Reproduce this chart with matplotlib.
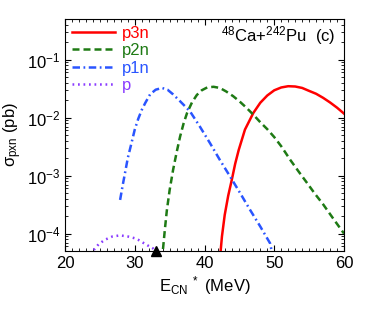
import matplotlib.pyplot as plt
from matplotlib.ticker import LogLocator, MultipleLocator, NullFormatter

plt.rcParams['font.family'] = ['Liberation Sans', 'DejaVu Sans']
plt.rcParams['mathtext.fontset'] = 'custom'
plt.rcParams['mathtext.rm'] = 'Liberation Sans'
plt.rcParams['mathtext.it'] = 'Liberation Sans:italic'
plt.rcParams['mathtext.default'] = 'regular'

# excitation energy (MeV) and cross sections (pb)
p3n_e = [42.2, 42.5, 42.9, 43.4, 43.9, 44.4, 44.9, 45.8, 47.0, 48.0, 49.0,
         50.0, 51.0, 52.0, 53.0, 54.0, 55.0, 56.0, 57.0, 58.0, 59.0, 60.0]
p3n_s = [3.5e-5, 8.9e-5, 2.1e-4, 4.5e-4, 8.3e-4, 1.6e-3, 2.75e-3, 6.2e-3,
         0.012, 0.018, 0.024, 0.0295, 0.033, 0.0347, 0.0343, 0.0324, 0.0288,
         0.0257, 0.0219, 0.0182, 0.0148, 0.0117]

p2n_e = [33.9, 34.3, 34.6, 35.0, 35.5, 36.0, 36.5, 37.0, 37.5, 38.2, 38.9,
         39.6, 40.4, 41.3, 42.2, 43.1, 44.1, 45.0, 46.0, 47.0, 48.0, 49.0,
         50.0, 51.0, 52.3, 53.5, 54.65, 55.8, 57.0, 58.5, 60.0]
p2n_s = [3.5e-5, 1.12e-4, 2.5e-4, 5.6e-4, 1.26e-3, 2.5e-3, 4.7e-3, 7.9e-3,
         0.012, 0.0182, 0.0245, 0.0295, 0.0331, 0.0339, 0.0324, 0.0282,
         0.0234, 0.0191, 0.0148, 0.0112, 8.3e-3, 6.3e-3, 4.6e-3, 3.2e-3,
         1.86e-3, 1.17e-3, 7.6e-4, 4.9e-4, 3.2e-4, 1.78e-4, 1.0e-4]

p1n_e = [27.9, 28.3, 28.6, 29.0, 29.5, 30.0, 30.5, 31.0, 31.5, 32.2, 33.0,
         33.9, 34.7, 35.5, 36.5, 37.9, 39.3, 40.8, 42.2, 43.7, 45.1, 46.5,
         48.0, 49.4, 49.8]
p1n_s = [3.8e-4, 7.1e-4, 1.1e-3, 2.0e-3, 3.5e-3, 6.2e-3, 9.5e-3, 0.0135,
         0.0178, 0.0251, 0.0302, 0.0324, 0.0302, 0.0251, 0.0191, 0.0129,
         7.1e-3, 3.6e-3, 1.86e-3, 9.5e-4, 5.0e-4, 2.6e-4, 1.32e-4, 6.8e-5,
         4.0e-5]

p_e = [23.5, 24.06, 24.8, 25.7, 26.8, 27.9, 29.0, 30.0, 30.5, 31.5, 32.66, 33.0]
p_s = [3.5e-5, 5.1e-5, 6.5e-5, 7.8e-5, 8.9e-5, 9.3e-5, 8.9e-5, 8.3e-5,
       7.8e-5, 6.6e-5, 5.5e-5, 5.0e-5]

marker_e = 33.0

fig = plt.figure(figsize=(3.74, 3.2), dpi=100)
ax = fig.add_axes([0.1738, 0.2156, 0.746, 0.725])

ax.plot(p3n_e, p3n_s, color='#ff0000', lw=1.8, label='p3n')
ax.plot(p2n_e, p2n_s, color='#1e7a14', lw=1.8, ls=(0, (2.8, 1.6)), label='p2n')
ax.plot(p1n_e, p1n_s, color='#2a55ff', lw=1.8, ls=(0, (3.0, 1.4, 0.7, 1.4)), label='p1n')
ax.plot(p_e, p_s, color='#8a3cff', lw=1.8, ls=(0, (0.7, 1.5)), label='p')
ax.plot([marker_e], [5e-5], marker='^', color='black', ms=7, clip_on=False, zorder=5)

ax.set_yscale('log')
ax.set_xlim(20, 60)
ax.set_ylim(5e-5, 0.5)
ax.xaxis.set_major_locator(MultipleLocator(10))
ax.xaxis.set_minor_locator(MultipleLocator(1))
ax.yaxis.set_major_locator(LogLocator(base=10, numticks=10))
ax.yaxis.set_minor_locator(LogLocator(base=10, subs=range(2, 10), numticks=20))
ax.yaxis.set_minor_formatter(NullFormatter())
ax.tick_params(which='both', direction='in', top=True, right=True, labelsize=12)
ax.tick_params(which='major', length=4, width=0.8)
ax.tick_params(which='minor', length=2, width=0.6)
for s in ax.spines.values():
    s.set_linewidth(0.8)

ax.set_xlabel('E$_{CN}$$^{\\ *}$ (MeV)', fontsize=12, labelpad=2)
ax.set_ylabel('$\\sigma_{pxn}$ (pb)', fontsize=12, labelpad=2)

ax.text(0.97, 0.93, '$^{48}$Ca+$^{242}$Pu  (c)', transform=ax.transAxes,
        ha='right', va='center', fontsize=12)

ax.legend(loc='upper left', frameon=False, fontsize=12, labelcolor='linecolor',
          handlelength=2.6, handletextpad=0.4, labelspacing=0.15,
          borderaxespad=0.2, borderpad=0.2)

fig.savefig('out.png', dpi=100)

==============================

• Directions: The lines from the top of the data above through the one holding "ax = fig.add_axes([0.1738, 0.2156, 0.746, 0.725])" are to be repeated exactly, and only those, with no pictures.

• Exercise output:
Reproduce this chart with matplotlib.
import matplotlib.pyplot as plt
from matplotlib.ticker import LogLocator, MultipleLocator, NullFormatter

plt.rcParams['font.family'] = ['Liberation Sans', 'DejaVu Sans']
plt.rcParams['mathtext.fontset'] = 'custom'
plt.rcParams['mathtext.rm'] = 'Liberation Sans'
plt.rcParams['mathtext.it'] = 'Liberation Sans:italic'
plt.rcParams['mathtext.default'] = 'regular'

# excitation energy (MeV) and cross sections (pb)
p3n_e = [42.2, 42.5, 42.9, 43.4, 43.9, 44.4, 44.9, 45.8, 47.0, 48.0, 49.0,
         50.0, 51.0, 52.0, 53.0, 54.0, 55.0, 56.0, 57.0, 58.0, 59.0, 60.0]
p3n_s = [3.5e-5, 8.9e-5, 2.1e-4, 4.5e-4, 8.3e-4, 1.6e-3, 2.75e-3, 6.2e-3,
         0.012, 0.018, 0.024, 0.0295, 0.033, 0.0347, 0.0343, 0.0324, 0.0288,
         0.0257, 0.0219, 0.0182, 0.0148, 0.0117]

p2n_e = [33.9, 34.3, 34.6, 35.0, 35.5, 36.0, 36.5, 37.0, 37.5, 38.2, 38.9,
         39.6, 40.4, 41.3, 42.2, 43.1, 44.1, 45.0, 46.0, 47.0, 48.0, 49.0,
         50.0, 51.0, 52.3, 53.5, 54.65, 55.8, 57.0, 58.5, 60.0]
p2n_s = [3.5e-5, 1.12e-4, 2.5e-4, 5.6e-4, 1.26e-3, 2.5e-3, 4.7e-3, 7.9e-3,
         0.012, 0.0182, 0.0245, 0.0295, 0.0331, 0.0339, 0.0324, 0.0282,
         0.0234, 0.0191, 0.0148, 0.0112, 8.3e-3, 6.3e-3, 4.6e-3, 3.2e-3,
         1.86e-3, 1.17e-3, 7.6e-4, 4.9e-4, 3.2e-4, 1.78e-4, 1.0e-4]

p1n_e = [27.9, 28.3, 28.6, 29.0, 29.5, 30.0, 30.5, 31.0, 31.5, 32.2, 33.0,
         33.9, 34.7, 35.5, 36.5, 37.9, 39.3, 40.8, 42.2, 43.7, 45.1, 46.5,
         48.0, 49.4, 49.8]
p1n_s = [3.8e-4, 7.1e-4, 1.1e-3, 2.0e-3, 3.5e-3, 6.2e-3, 9.5e-3, 0.0135,
         0.0178, 0.0251, 0.0302, 0.0324, 0.0302, 0.0251, 0.0191, 0.0129,
         7.1e-3, 3.6e-3, 1.86e-3, 9.5e-4, 5.0e-4, 2.6e-4, 1.32e-4, 6.8e-5,
         4.0e-5]

p_e = [23.5, 24.06, 24.8, 25.7, 26.8, 27.9, 29.0, 30.0, 30.5, 31.5, 32.66, 33.0]
p_s = [3.5e-5, 5.1e-5, 6.5e-5, 7.8e-5, 8.9e-5, 9.3e-5, 8.9e-5, 8.3e-5,
       7.8e-5, 6.6e-5, 5.5e-5, 5.0e-5]

marker_e = 33.0

fig = plt.figure(figsize=(3.74, 3.2), dpi=100)
ax = fig.add_axes([0.1738, 0.2156, 0.746, 0.725])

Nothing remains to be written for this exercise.